I tried to script this and add it to the service but then it fails at the first startup because then /sys/fs/cgroup/cpu,cpuacct/system.slice/voxl-qvio-server.service/cpu.rt_runtime_us doesn't exist yet. Maybe it is possible to add it conditionally but I wasn't able to get it working robust yet. This link looks also interesting: https://lists.freedesktop.org/archives/systemd-devel/2017-July/039353.html. But at this point I thought it was better to ask on this forum if you are aware of this problem and maybe already have a solution for this.

My service file is this:

yocto:~$ cat /etc/systemd/system/voxl-qvio-server.service
#
# Copyright (c) 2021 ModalAI, Inc.
#

[Unit]
Description=voxl-qvio-server
SourcePath=/usr/bin/voxl-qvio-server
After=voxl-wait-for-fs.service
Requires=voxl-wait-for-fs.service

[Service]
User=root
Type=simple
PIDFile=/run/voxl-qvio-server.pid
ExecStart=/usr/bin/voxl-qvio-server

[Install]
WantedBy=multi-user.target

I hope you can help me out. I think it is important that voxl-qvio-server is always running with the FIFO scheduler and high priority.

James Strawson

Thanks for investigating this.
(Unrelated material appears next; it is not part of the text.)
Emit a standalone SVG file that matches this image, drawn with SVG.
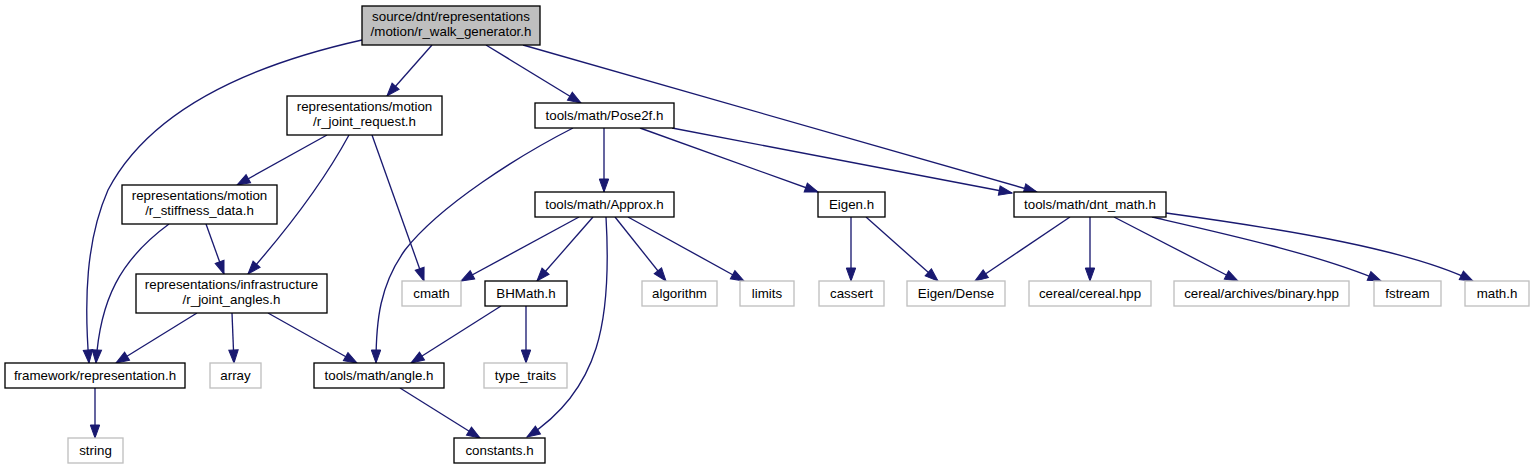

I was unable to recreate this over ADB but was able to over SSH. Are you logged in through ADB or SSH?

Tjark

I was logged in through SSH. But we also have our own blowup handler running on the drone which can execute systemctl restart voxl-qvio-server when it has detected a blowup. Then we are not connected through SSH or ADB but it will also fail to set the scheduler to FIFO. And I'm not sure if the voxl-qvio-server is restarted by ModalAI software but then I think it is the same result.

Tjark

Is there any update on this issue?

Hi,

We're still not sure what caused the scheduler issue, it was a new feature we were hoping to integrate into the stack when you found this bug but aren't able to right now. In the meantime we've pushed updated packages with these calls removed so that all of the packages can run as intended. If you update the packages via OPKG to latest there should be no issues with the scheduler.